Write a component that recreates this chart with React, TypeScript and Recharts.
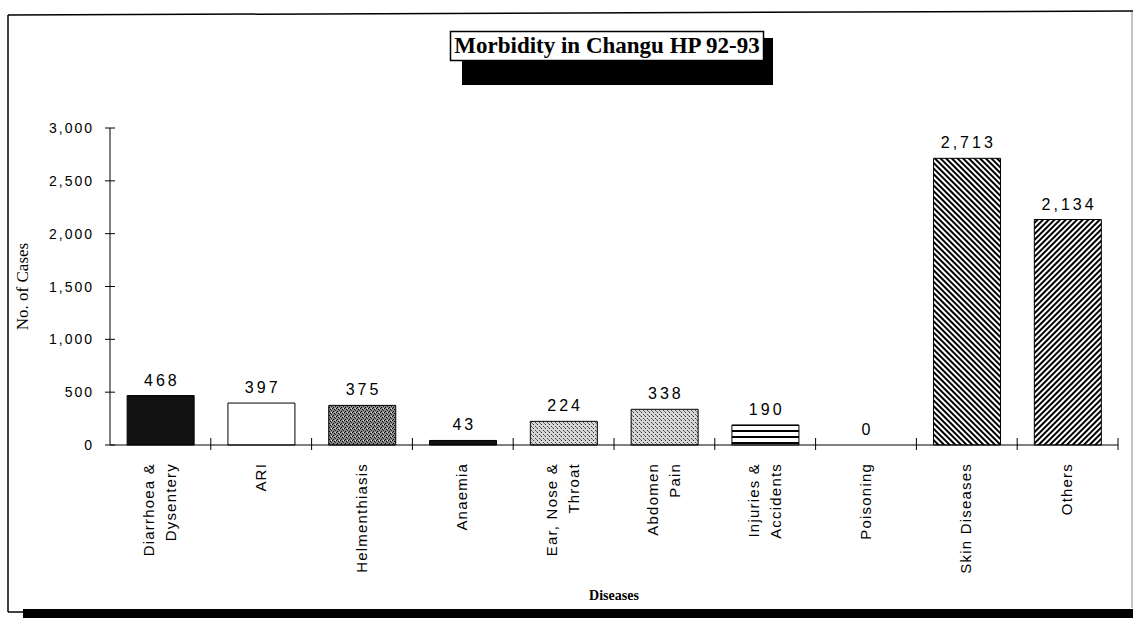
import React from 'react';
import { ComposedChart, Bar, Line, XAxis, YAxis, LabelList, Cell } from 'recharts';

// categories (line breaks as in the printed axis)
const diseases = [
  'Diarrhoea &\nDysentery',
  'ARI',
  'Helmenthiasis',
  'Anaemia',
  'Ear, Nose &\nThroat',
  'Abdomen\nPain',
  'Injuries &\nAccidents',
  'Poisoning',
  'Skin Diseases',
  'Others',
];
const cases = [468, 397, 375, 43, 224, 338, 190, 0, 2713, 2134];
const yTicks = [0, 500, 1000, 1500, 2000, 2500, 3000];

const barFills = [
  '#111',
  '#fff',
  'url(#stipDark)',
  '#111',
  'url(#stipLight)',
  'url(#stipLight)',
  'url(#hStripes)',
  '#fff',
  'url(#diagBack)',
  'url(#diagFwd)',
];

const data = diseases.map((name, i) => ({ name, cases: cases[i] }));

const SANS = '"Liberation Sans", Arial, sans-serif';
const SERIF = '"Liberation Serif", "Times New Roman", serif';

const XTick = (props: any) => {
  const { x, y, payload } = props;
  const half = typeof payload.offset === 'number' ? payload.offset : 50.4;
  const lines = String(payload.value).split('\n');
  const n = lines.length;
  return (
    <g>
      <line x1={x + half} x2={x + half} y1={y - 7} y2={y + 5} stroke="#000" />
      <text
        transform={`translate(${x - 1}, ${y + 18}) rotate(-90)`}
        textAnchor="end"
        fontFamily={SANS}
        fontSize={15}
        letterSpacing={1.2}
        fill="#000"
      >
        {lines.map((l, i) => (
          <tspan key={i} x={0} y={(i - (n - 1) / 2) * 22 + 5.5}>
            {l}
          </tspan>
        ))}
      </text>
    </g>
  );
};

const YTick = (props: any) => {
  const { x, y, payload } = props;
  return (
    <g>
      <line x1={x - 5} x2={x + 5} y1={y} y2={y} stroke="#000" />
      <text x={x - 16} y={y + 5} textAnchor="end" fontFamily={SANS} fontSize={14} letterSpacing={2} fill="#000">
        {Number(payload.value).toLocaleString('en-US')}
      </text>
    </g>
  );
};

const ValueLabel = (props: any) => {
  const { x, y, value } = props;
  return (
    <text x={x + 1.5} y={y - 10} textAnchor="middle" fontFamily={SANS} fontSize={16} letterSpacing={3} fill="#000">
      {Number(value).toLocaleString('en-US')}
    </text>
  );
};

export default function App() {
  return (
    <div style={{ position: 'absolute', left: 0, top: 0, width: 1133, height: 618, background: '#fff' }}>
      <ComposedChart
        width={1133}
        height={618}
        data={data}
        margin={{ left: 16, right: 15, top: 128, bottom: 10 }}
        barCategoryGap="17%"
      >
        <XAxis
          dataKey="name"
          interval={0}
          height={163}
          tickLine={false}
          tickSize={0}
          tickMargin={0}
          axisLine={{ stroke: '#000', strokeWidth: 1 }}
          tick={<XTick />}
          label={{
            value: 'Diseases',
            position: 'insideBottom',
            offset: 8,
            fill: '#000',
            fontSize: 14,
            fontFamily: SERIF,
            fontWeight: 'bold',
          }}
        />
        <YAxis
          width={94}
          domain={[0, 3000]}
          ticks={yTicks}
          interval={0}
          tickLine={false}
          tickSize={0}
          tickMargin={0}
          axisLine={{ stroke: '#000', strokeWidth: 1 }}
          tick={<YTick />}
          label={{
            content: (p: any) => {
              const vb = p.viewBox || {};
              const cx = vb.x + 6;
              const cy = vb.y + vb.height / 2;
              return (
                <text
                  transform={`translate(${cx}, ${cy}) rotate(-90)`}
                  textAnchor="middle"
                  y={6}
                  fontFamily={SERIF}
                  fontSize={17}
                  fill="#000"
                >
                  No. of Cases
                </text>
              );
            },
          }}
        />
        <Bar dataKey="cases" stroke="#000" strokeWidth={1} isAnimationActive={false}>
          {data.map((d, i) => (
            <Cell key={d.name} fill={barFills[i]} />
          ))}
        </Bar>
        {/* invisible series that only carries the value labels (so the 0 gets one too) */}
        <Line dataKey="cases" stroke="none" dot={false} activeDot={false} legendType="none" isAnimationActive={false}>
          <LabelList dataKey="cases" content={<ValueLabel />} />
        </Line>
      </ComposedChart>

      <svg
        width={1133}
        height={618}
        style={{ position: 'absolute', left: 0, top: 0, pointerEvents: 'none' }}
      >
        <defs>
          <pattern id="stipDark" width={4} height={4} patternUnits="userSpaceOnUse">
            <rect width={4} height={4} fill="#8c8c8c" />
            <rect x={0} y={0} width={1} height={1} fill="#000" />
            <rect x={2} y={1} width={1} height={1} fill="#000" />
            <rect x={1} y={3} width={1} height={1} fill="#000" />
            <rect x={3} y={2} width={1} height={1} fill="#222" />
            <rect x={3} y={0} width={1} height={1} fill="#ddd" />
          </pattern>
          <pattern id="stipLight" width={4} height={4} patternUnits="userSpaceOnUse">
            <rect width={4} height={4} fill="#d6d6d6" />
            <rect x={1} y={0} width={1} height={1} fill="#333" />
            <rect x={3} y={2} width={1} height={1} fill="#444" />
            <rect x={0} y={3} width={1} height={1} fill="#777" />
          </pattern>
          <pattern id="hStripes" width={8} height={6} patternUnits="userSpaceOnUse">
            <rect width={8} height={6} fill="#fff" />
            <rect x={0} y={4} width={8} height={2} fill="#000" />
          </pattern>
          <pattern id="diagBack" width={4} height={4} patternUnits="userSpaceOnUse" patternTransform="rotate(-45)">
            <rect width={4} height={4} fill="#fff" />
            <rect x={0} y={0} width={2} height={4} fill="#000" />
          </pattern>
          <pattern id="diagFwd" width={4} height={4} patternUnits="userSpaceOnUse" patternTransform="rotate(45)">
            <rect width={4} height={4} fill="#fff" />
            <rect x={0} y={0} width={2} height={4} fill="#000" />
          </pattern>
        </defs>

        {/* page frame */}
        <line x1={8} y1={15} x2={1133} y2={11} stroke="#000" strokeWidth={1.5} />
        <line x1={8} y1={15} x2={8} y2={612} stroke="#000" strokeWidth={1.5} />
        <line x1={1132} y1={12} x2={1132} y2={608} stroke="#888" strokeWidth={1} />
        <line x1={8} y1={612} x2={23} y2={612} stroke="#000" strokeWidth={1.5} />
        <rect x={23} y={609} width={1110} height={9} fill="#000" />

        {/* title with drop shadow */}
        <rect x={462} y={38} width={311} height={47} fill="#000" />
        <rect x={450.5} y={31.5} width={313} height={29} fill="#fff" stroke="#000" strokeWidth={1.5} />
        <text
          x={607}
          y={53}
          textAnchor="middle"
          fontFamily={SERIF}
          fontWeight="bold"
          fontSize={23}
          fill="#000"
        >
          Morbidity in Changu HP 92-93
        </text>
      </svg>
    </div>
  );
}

________________________

_Given problem_. Write out the listing above again, exactly, but with no pictures in the copy.

_Reply_.
Write a component that recreates this chart with React, TypeScript and Recharts.
import React from 'react';
import { ComposedChart, Bar, Line, XAxis, YAxis, LabelList, Cell } from 'recharts';

// categories (line breaks as in the printed axis)
const diseases = [
  'Diarrhoea &\nDysentery',
  'ARI',
  'Helmenthiasis',
  'Anaemia',
  'Ear, Nose &\nThroat',
  'Abdomen\nPain',
  'Injuries &\nAccidents',
  'Poisoning',
  'Skin Diseases',
  'Others',
];
const cases = [468, 397, 375, 43, 224, 338, 190, 0, 2713, 2134];
const yTicks = [0, 500, 1000, 1500, 2000, 2500, 3000];

const barFills = [
  '#111',
  '#fff',
  'url(#stipDark)',
  '#111',
  'url(#stipLight)',
  'url(#stipLight)',
  'url(#hStripes)',
  '#fff',
  'url(#diagBack)',
  'url(#diagFwd)',
];

const data = diseases.map((name, i) => ({ name, cases: cases[i] }));

const SANS = '"Liberation Sans", Arial, sans-serif';
const SERIF = '"Liberation Serif", "Times New Roman", serif';

const XTick = (props: any) => {
  const { x, y, payload } = props;
  const half = typeof payload.offset === 'number' ? payload.offset : 50.4;
  const lines = String(payload.value).split('\n');
  const n = lines.length;
  return (
    <g>
      <line x1={x + half} x2={x + half} y1={y - 7} y2={y + 5} stroke="#000" />
      <text
        transform={`translate(${x - 1}, ${y + 18}) rotate(-90)`}
        textAnchor="end"
        fontFamily={SANS}
        fontSize={15}
        letterSpacing={1.2}
        fill="#000"
      >
        {lines.map((l, i) => (
          <tspan key={i} x={0} y={(i - (n - 1) / 2) * 22 + 5.5}>
            {l}
          </tspan>
        ))}
      </text>
    </g>
  );
};

const YTick = (props: any) => {
  const { x, y, payload } = props;
  return (
    <g>
      <line x1={x - 5} x2={x + 5} y1={y} y2={y} stroke="#000" />
      <text x={x - 16} y={y + 5} textAnchor="end" fontFamily={SANS} fontSize={14} letterSpacing={2} fill="#000">
        {Number(payload.value).toLocaleString('en-US')}
      </text>
    </g>
  );
};

const ValueLabel = (props: any) => {
  const { x, y, value } = props;
  return (
    <text x={x + 1.5} y={y - 10} textAnchor="middle" fontFamily={SANS} fontSize={16} letterSpacing={3} fill="#000">
      {Number(value).toLocaleString('en-US')}
    </text>
  );
};

export default function App() {
  return (
    <div style={{ position: 'absolute', left: 0, top: 0, width: 1133, height: 618, background: '#fff' }}>
      <ComposedChart
        width={1133}
        height={618}
        data={data}
        margin={{ left: 16, right: 15, top: 128, bottom: 10 }}
        barCategoryGap="17%"
      >
        <XAxis
          dataKey="name"
          interval={0}
          height={163}
          tickLine={false}
          tickSize={0}
          tickMargin={0}
          axisLine={{ stroke: '#000', strokeWidth: 1 }}
          tick={<XTick />}
          label={{
            value: 'Diseases',
            position: 'insideBottom',
            offset: 8,
            fill: '#000',
            fontSize: 14,
            fontFamily: SERIF,
            fontWeight: 'bold',
          }}
        />
        <YAxis
          width={94}
          domain={[0, 3000]}
          ticks={yTicks}
          interval={0}
          tickLine={false}
          tickSize={0}
          tickMargin={0}
          axisLine={{ stroke: '#000', strokeWidth: 1 }}
          tick={<YTick />}
          label={{
            content: (p: any) => {
              const vb = p.viewBox || {};
              const cx = vb.x + 6;
              const cy = vb.y + vb.height / 2;
              return (
                <text
                  transform={`translate(${cx}, ${cy}) rotate(-90)`}
                  textAnchor="middle"
                  y={6}
                  fontFamily={SERIF}
                  fontSize={17}
                  fill="#000"
                >
                  No. of Cases
                </text>
              );
            },
          }}
        />
        <Bar dataKey="cases" stroke="#000" strokeWidth={1} isAnimationActive={false}>
          {data.map((d, i) => (
            <Cell key={d.name} fill={barFills[i]} />
          ))}
        </Bar>
        {/* invisible series that only carries the value labels (so the 0 gets one too) */}
        <Line dataKey="cases" stroke="none" dot={false} activeDot={false} legendType="none" isAnimationActive={false}>
          <LabelList dataKey="cases" content={<ValueLabel />} />
        </Line>
      </ComposedChart>

      <svg
        width={1133}
        height={618}
        style={{ position: 'absolute', left: 0, top: 0, pointerEvents: 'none' }}
      >
        <defs>
          <pattern id="stipDark" width={4} height={4} patternUnits="userSpaceOnUse">
            <rect width={4} height={4} fill="#8c8c8c" />
            <rect x={0} y={0} width={1} height={1} fill="#000" />
            <rect x={2} y={1} width={1} height={1} fill="#000" />
            <rect x={1} y={3} width={1} height={1} fill="#000" />
            <rect x={3} y={2} width={1} height={1} fill="#222" />
            <rect x={3} y={0} width={1} height={1} fill="#ddd" />
          </pattern>
          <pattern id="stipLight" width={4} height={4} patternUnits="userSpaceOnUse">
            <rect width={4} height={4} fill="#d6d6d6" />
            <rect x={1} y={0} width={1} height={1} fill="#333" />
            <rect x={3} y={2} width={1} height={1} fill="#444" />
            <rect x={0} y={3} width={1} height={1} fill="#777" />
          </pattern>
          <pattern id="hStripes" width={8} height={6} patternUnits="userSpaceOnUse">
            <rect width={8} height={6} fill="#fff" />
            <rect x={0} y={4} width={8} height={2} fill="#000" />
          </pattern>
          <pattern id="diagBack" width={4} height={4} patternUnits="userSpaceOnUse" patternTransform="rotate(-45)">
            <rect width={4} height={4} fill="#fff" />
            <rect x={0} y={0} width={2} height={4} fill="#000" />
          </pattern>
          <pattern id="diagFwd" width={4} height={4} patternUnits="userSpaceOnUse" patternTransform="rotate(45)">
            <rect width={4} height={4} fill="#fff" />
            <rect x={0} y={0} width={2} height={4} fill="#000" />
          </pattern>
        </defs>

        {/* page frame */}
        <line x1={8} y1={15} x2={1133} y2={11} stroke="#000" strokeWidth={1.5} />
        <line x1={8} y1={15} x2={8} y2={612} stroke="#000" strokeWidth={1.5} />
        <line x1={1132} y1={12} x2={1132} y2={608} stroke="#888" strokeWidth={1} />
        <line x1={8} y1={612} x2={23} y2={612} stroke="#000" strokeWidth={1.5} />
        <rect x={23} y={609} width={1110} height={9} fill="#000" />

        {/* title with drop shadow */}
        <rect x={462} y={38} width={311} height={47} fill="#000" />
        <rect x={450.5} y={31.5} width={313} height={29} fill="#fff" stroke="#000" strokeWidth={1.5} />
        <text
          x={607}
          y={53}
          textAnchor="middle"
          fontFamily={SERIF}
          fontWeight="bold"
          fontSize={23}
          fill="#000"
        >
          Morbidity in Changu HP 92-93
        </text>
      </svg>
    </div>
  );
}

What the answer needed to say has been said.